La Guerre du Vietnam en chansons
On commémorait il y a quelque temps le 50e anniversaire de la chute (ou de la libération, selon les points de vue) de Saïgon, qui marquerait la fin de la Guerre du Vietnam. S’il n’y a pas de date précise quant à son déclenchement, on peut noter qu’à partir de 1964, le Président Johnson y envoie des troupes combattantes, plutôt que de simples conseillers militaires. La Guerre du Vietnam allait profondément marquer la société américaine et y imprimer des transformations, dont la musique de ce temps-là s’est fait l’écho.
Dès 1963, Bob Dylan, alors âgé de 22 ans à peine, compose Masters of War. Avec son talent pour la scansion, il s’exprime en des paroles sanglantes à l’encontre du complexe politico-militaire (selon l’expression du Président Eisenhower). Certes la chanson, qui s’inscrit dans la foulée de la crise des missiles de Cuba, ne traite pas explicitement de la guerre du Vietnam, mais Dylan déjà se révèle en avance sur son temps. Il donne le la pour ce qui va suivre. Plusieurs thèmes vont émerger, parmi lesquels La Nouvelle Ligne relève les suivants.
Une guerre incomprise
Guerre impopulaire, celle du Vietnam fait naître un vif mouvement d’opposition à l’envoi de soldats américains, 3,5 millions au total en moins de dix ans. A Woodstock, Country Joe McDonald invite les auditeurs à s’y opposer de manière très crue. Leonard Cohen quant à lui, s’exprime avec davantage de délicatesse dans Story of Isaac, mélange de repères bibliques et de protest song, où il dénonce les pères qui sacrifient leurs fils.
C’est todi les p’tits k’on spotche, dit un proverbe wallon ; avec Fortunate Son, Creedence Clearwater Revival se saisit de ce sentiment d’injustice qui traverse tout le pays car ce sont les petits effectivement qu’on envoie à la guerre et pas le fils de sénateur de la chanson ni les étudiants qui peuvent échapper à la conscription le temps de leurs études. Et puis, si on ne peut empêcher l’envoi de troupes au Vietnam, et bien, il faut avec Peter Seeger et Bring them home réclamer leur rapatriement.
Dee la Guerre du Vietnam à toutes les guerres
La guerre du Vietnam rappelle soudain que la guerre tout court appartient au lot universel de l’humanité. En 1965, Donovan fait de Universal Soldier un tube qui évoque les soldats de tous âges, de tous pays et de tous temps qui tuent, armés d’une lance ou d’un fusil, espérant mettre fin à toutes les guerres. En 1968, The Doors tirent le soldat inconnu de sa tombe avec Unknown Soldier, mélange hallucinatoire de musique, de poésie, de fusillade et des cris de la foule qui célèbre, pense-t-elle, la fin de la guerre.
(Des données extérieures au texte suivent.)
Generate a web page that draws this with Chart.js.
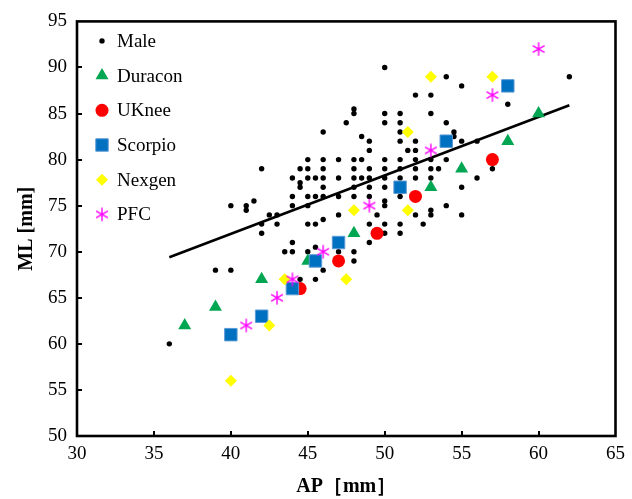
<!DOCTYPE html>
<html><head><meta charset="utf-8">
<script src="https://cdn.jsdelivr.net/npm/chart.js@4/dist/chart.umd.min.js"></script>
<style>html,body{margin:0;padding:0;background:#fff}#wrap{width:632px;height:499px}</style>
</head><body><div id="wrap"><canvas id="c" width="632" height="499"></canvas></div>
<script>
// ---- data ----
const xTicks = [30, 35, 40, 45, 50, 55, 60, 65];
const yTicks = [50, 55, 60, 65, 70, 75, 80, 85, 90, 95];

const maleAP = [
  36, 39, 40, 40, 41, 41, 41.5, 42, 42, 42, 42.5, 43, 43, 43.5,
  44, 44, 44, 44, 44, 44.5, 44.5, 44.5, 44.5,
  45, 45, 45, 45, 45, 45, 45, 45.5, 45.5, 45.5, 45.5, 45.5,
  46, 46, 46, 46, 46, 46, 46, 46, 47, 47, 47, 47, 47, 47.5,
  48, 48, 48, 48, 48, 48, 48, 48, 48, 48.5, 48.5, 48.5,
  49, 49, 49, 49, 49, 49, 49, 49, 49.5,
  50, 50, 50, 50, 50, 50, 50, 50, 50, 50, 50,
  51, 51, 51, 51, 51, 51, 51, 51, 51, 51, 51.5,
  52, 52, 52, 52, 52, 52, 52, 52.5,
  53, 53, 53, 53, 53, 53, 53, 53.5,
  54, 54, 54, 54, 54.5, 54.5, 55, 55, 55, 55, 56, 56, 57, 58, 62
];
const maleML = [
  60, 68, 75, 68, 75, 74.5, 75.5, 79, 73, 72, 74, 74, 73, 70,
  78, 76, 75, 71, 70, 79, 77.5, 77, 67,
  80, 79, 78, 76, 75, 73, 70, 78, 76, 73, 70.5, 67,
  83, 80, 79, 78, 77, 76, 73.5, 68, 80, 78, 76, 74, 70, 84,
  85.5, 85, 80, 79, 78, 77, 76, 70, 69, 82.5, 80, 78,
  82, 81, 79, 78, 77, 76, 73, 71, 74,
  90, 85, 84, 80, 79, 78, 77, 75.5, 75, 73, 72,
  85, 84, 83, 82, 80, 79, 78, 76, 73, 72, 81,
  87, 82, 81, 80, 79, 78, 74, 73,
  87, 85, 80, 79, 78, 74.5, 74, 79,
  89, 84, 80, 75, 83, 82.5, 88, 82, 77, 74, 82, 78, 79, 86, 89
];

const duraconAP = [37, 39, 42, 45, 48, 53, 55, 58, 60];
const duraconML = [62, 64, 67, 69, 72, 77, 79, 82, 85];

const ukneeAP = [44.5, 47, 49.5, 52, 57];
const ukneeML = [66, 69, 72, 76, 80];

const scorpioAP = [40, 42, 44, 45.5, 47, 51, 54, 58];
const scorpioML = [61, 63, 66, 69, 71, 77, 82, 88];

const nexgenAP = [40, 42.5, 43.5, 47.5, 48, 51.5, 51.5, 53, 57];
const nexgenML = [56, 62, 67, 67, 74.5, 74.5, 83, 89, 89];

const pfcAP = [41, 43, 44, 46, 49, 53, 57, 60];
const pfcML = [62, 65, 67, 70, 75, 81, 87, 92];

const trendAP = [36, 62];
const trendML = [69.4, 85.9];

// ---- helpers ----
const pts = (xs, ys) => xs.map((x, i) => ({x: x, y: ys[i]}));

function makeAsterisk(color) {
  const size = 16;
  const c = document.createElement('canvas');
  c.width = size; c.height = size;
  const g = c.getContext('2d');
  g.strokeStyle = color; g.lineWidth = 1.4;
  const m = size / 2, r = 6.8;
  const dx = r * Math.cos(Math.PI / 6), dy = r * Math.sin(Math.PI / 6);
  g.beginPath();
  g.moveTo(m, m - r); g.lineTo(m, m + r);
  g.moveTo(m - dx, m - dy); g.lineTo(m + dx, m + dy);
  g.moveTo(m - dx, m + dy); g.lineTo(m + dx, m - dy);
  g.stroke();
  return c;
}
const asterisk = makeAsterisk('#FF00FF');

const FONT = '"Liberation Serif", "Times New Roman", serif';

const legendPlugin = {
  id: 'insideLegend',
  afterDatasetsDraw(chart) {
    const {ctx, chartArea} = chart;
    ctx.save();
    const items = chart.data.datasets.filter(d => d.inLegend);
    items.forEach((ds, i) => {
      const x = chartArea.left + 25;
      const y = chartArea.top + 19.5 + i * 34.7;
      ctx.fillStyle = ds.backgroundColor;
      ctx.strokeStyle = ds.borderColor;
      ctx.lineWidth = ds.borderWidth || 0;
      Chart.helpers.drawPoint(ctx, {
        pointStyle: ds.pointStyle, radius: ds.pointRadius, rotation: 0,
        borderWidth: ds.borderWidth || 0
      }, x, y);
      ctx.fillStyle = '#000';
      ctx.font = '19px ' + FONT;
      ctx.textBaseline = 'middle';
      ctx.textAlign = 'left';
      ctx.fillText(ds.label, chartArea.left + 40, y + 1);
    });
    ctx.restore();
  }
};

const framePlugin = {
  id: 'frame',
  afterDraw(chart) {
    const {ctx, chartArea: a, scales} = chart;
    ctx.save();
    ctx.strokeStyle = '#000';
    ctx.lineWidth = 2;
    ctx.beginPath();
    xTicks.slice(1, -1).forEach(v => {
      const px = Math.round(scales.x.getPixelForValue(v));
      ctx.moveTo(px, a.bottom); ctx.lineTo(px, a.bottom - 5);
    });
    yTicks.slice(1, -1).forEach(v => {
      const py = Math.round(scales.y.getPixelForValue(v));
      ctx.moveTo(a.left, py); ctx.lineTo(a.left + 5, py);
    });
    ctx.stroke();
    ctx.lineWidth = 2.6;
    ctx.strokeRect(a.left, a.top, a.right - a.left, a.bottom - a.top);
    ctx.restore();
  }
};

const data = {
  datasets: [
    {label: 'Male', data: pts(maleAP, maleML), inLegend: true, order: 10,
     pointStyle: 'circle', pointRadius: 2.7, backgroundColor: '#000', borderColor: '#000', borderWidth: 0},
    {label: 'trend', data: pts(trendAP, trendML), inLegend: false, order: 9, showLine: true,
     pointRadius: 0, borderColor: '#000', borderWidth: 2.6, backgroundColor: '#000'},
    {label: 'Duracon', data: pts(duraconAP, duraconML), inLegend: true, order: 5,
     pointStyle: 'triangle', pointRadius: 7.5, backgroundColor: '#00A651', borderColor: '#00A651', borderWidth: 0},
    {label: 'UKnee', data: pts(ukneeAP, ukneeML), inLegend: true, order: 4,
     pointStyle: 'circle', pointRadius: 6.5, backgroundColor: '#FF0000', borderColor: '#FF0000', borderWidth: 0},
    {label: 'Scorpio', data: pts(scorpioAP, scorpioML), inLegend: true, order: 3,
     pointStyle: 'rect', pointRadius: 8.8, backgroundColor: '#0070C0', borderColor: '#5B9BD5', borderWidth: 1},
    {label: 'Nexgen', data: pts(nexgenAP, nexgenML), inLegend: true, order: 2,
     pointStyle: 'rectRot', pointRadius: 6, backgroundColor: '#FFFF00', borderColor: '#FFFF00', borderWidth: 0},
    {label: 'PFC', data: pts(pfcAP, pfcML), inLegend: true, order: 1,
     pointStyle: asterisk, pointRadius: 7, backgroundColor: '#FF00FF', borderColor: '#FF00FF', borderWidth: 0}
  ]
};

new Chart(document.getElementById('c'), {
  type: 'scatter',
  data: data,
  options: {
    responsive: false,
    devicePixelRatio: 1,
    animation: false,
    events: [],
    layout: {padding: {left: 0, right: 12.5, top: 15.7, bottom: 0}},
    plugins: {legend: {display: false}, tooltip: {enabled: false}},
    elements: {point: {hoverRadius: 0}},
    scales: {
      x: {
        type: 'linear', min: 30, max: 65,
        afterBuildTicks(s) { s.ticks = xTicks.map(v => ({value: v})); },
        afterFit(s) { s.height = 63; },
        ticks: {font: {family: FONT, size: 19}, color: '#000', padding: 7, maxRotation: 0, autoSkip: false},
        grid: {display: false, drawTicks: false},
        border: {display: false},
        title: {display: true, text: 'AP［mm］', color: '#000',
                font: {family: FONT, size: 20, weight: 'bold'}, padding: {top: 0, bottom: 0}}
      },
      y: {
        type: 'linear', min: 50, max: 95,
        afterBuildTicks(s) { s.ticks = yTicks.map(v => ({value: v})); },
        afterFit(s) { s.width = 77; },
        ticks: {font: {family: FONT, size: 19}, color: '#000', padding: 10, autoSkip: false},
        grid: {display: false, drawTicks: false},
        border: {display: false},
        title: {display: true, text: 'ML [mm]', color: '#000',
                font: {family: FONT, size: 20, weight: 'bold'}, padding: {top: 15, bottom: 0}}
      }
    }
  },
  plugins: [legendPlugin, framePlugin]
});
</script>
</body></html>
Aucune société ne demeure indemne des conséquences de la guerre, même lorsqu’elle se déroule sous des latitudes lointaines, mais que la télévision importe aussitôt dans les foyers. Un seul coup de feu nous sépare de la guerre chantent les Rolling Stones dans Gimme Shelter en 1969. Et lorsqu’on en vient à tirer ce coup de feu, il fait des morts, quatre morts qui gisent à terre sur le campus de la Kent University, dont Crosby, Stills, Nash & Young chantent toute la douleur avec Ohio en 1971.
La guerre cependant n’affecte pas que les belligérants mais l’humanité tout entière. Dès 1965, Barry McGuire nous décrit avec vigueur le monde à venir qui se tient pas tant au bord du gouffre qu’à la veille de sa disparition ; Eve of Destruction suggère en termes lyriques non seulement la disparition du monde physique mais surtout la perte d’humanité qui en découle. Et lorsque la destruction atomique sera venue, alors resteront quelques-uns qui errent sur des Wooden Ships, chantés par tant par Crosby, Stills, Nash & Young que par Jefferson Airplane à Woodstock en 1969, et qui se demandent en vain « qui a gagné ? ». Et alors il ne restera que ce que The Doors nomment à juste titre The End.